On a previous dark morning visit, I had just taken relief at this facility. At the top of the stairs, I startled a landscape maintenance worker who had expected to encounter nobody else at that early hour. His name is Joe, and now, some two years later, we still eagerly look for each other, encouraging one other to make the best of the day as we pass–me, hiking to the train, and he, riding his tiny orange maintenance vehicle into the dark. By varying our routines by one or two minutes, we will miss one another entirely.

A slight change in schedule would also cause me to miss the tall woman dressed in black who vigorously walks a trail around a small park. If our trajectories coincide, we pass one another at just the right spot, each simultaneously tossing out a good-morning-greeting before plunging back into our individual worlds.

If I leave the house a few minutes earlier or later, I will also miss the woman wearing a fluorescent orange jumpsuit, silently doing her early morning tai chi ballet-like routines while focusing on a water fountain. I’m sure she misses her friends, who are performing their tai chi exercises in the company of other comrades half a word away. I greet her quietly to avoid breaking her concentration and move along.

Similar small early morning webs of interactions between onetime strangers occur around me without my knowledge, all captured in their own world of routine and circumstance, all governed by moments of the clock. Move the hands of the clock slightly, and the world of our relationships change.

Back to the stairway.

For this occasion of my visit, someone had used fishing line to create an intricate geometric pattern by tying each tiny thread to the handrail. The resulting weave created a spider web that continued up the entire height of the stairwell, fastening to the ceiling itself.

I’m guessing college students pulled this off; college students can do weird things. For me, this thing was both a weird and a wonderful thing.

The intricate geometric weave is like the web that surrounds us as we travel to the train and through time. Each strand has a name: Joe, and the tall woman walker dressed in black, the orange jump-suited tai chi-performing woman.

On my next visit to the stairwell, the web was gone.

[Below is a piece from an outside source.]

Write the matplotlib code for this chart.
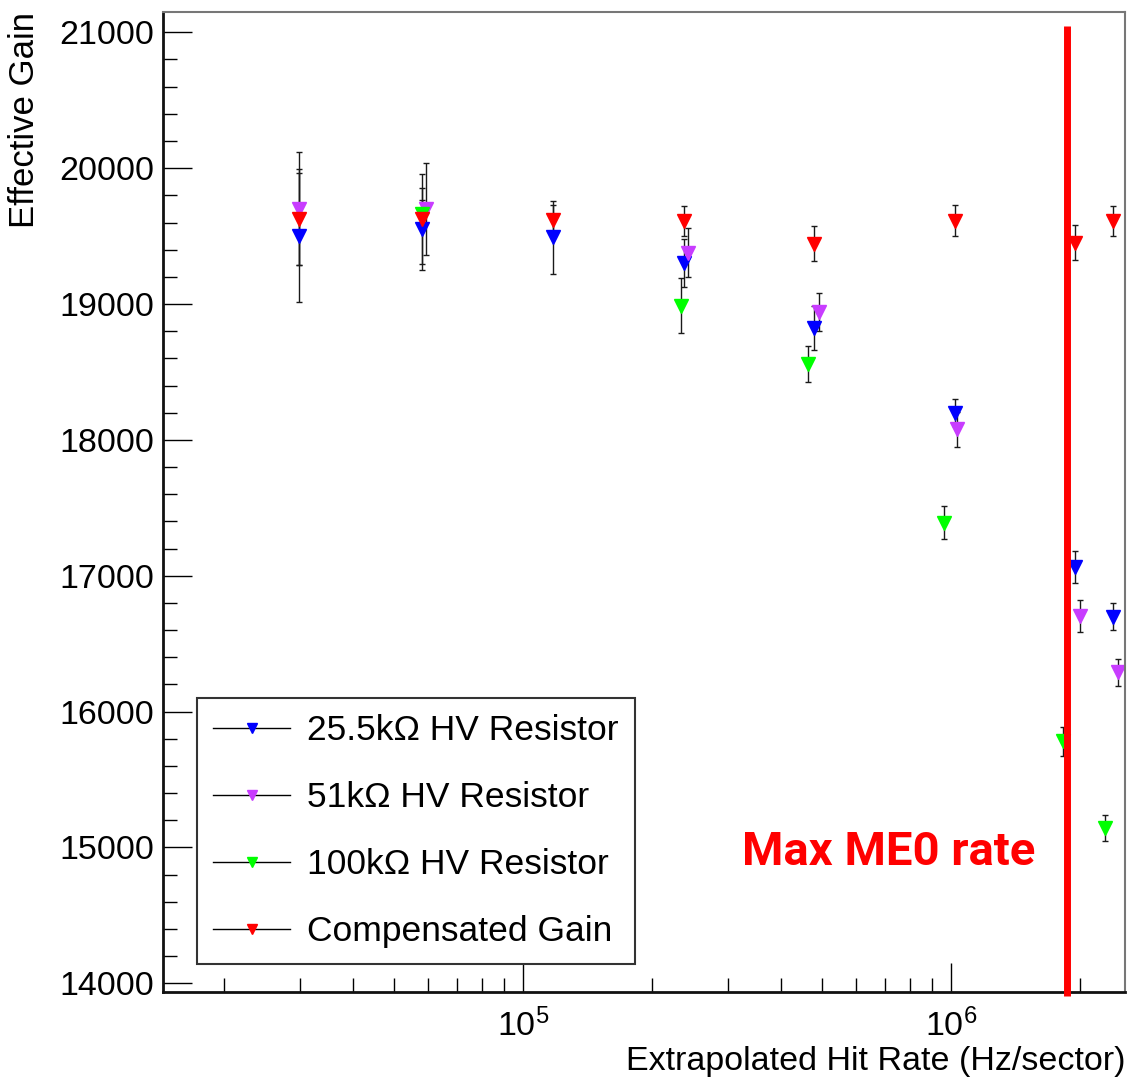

But in the distance, I heard Joe calling my name.

Jackie’s Chair

Today is our usual lunch date. After attending church, we head over to the Los Angeles Farmers Market. Cajun blackened red snapper salad is our “go to” favorite lunch by far.

Today was different. Sure, I attended the Sunday service, then headed over to The Market as usual. But I didn’t need a nice table in the shade. I didn’t require the special view of the most interesting people around me. I sat in the sun, fiddling with my iPhone. I even forgot to get our choice treat, a Pinkberry yogurt: small-size original flavor with carob chips, thank you very much.

Today it didn’t matter if I sat in the sun, or which direction I faced because I sat alone. Jackie is in Alabama for the summer, spending time with her father. And I’m jazzed about that. But it sure will be nice when that green chair fills with her presence again.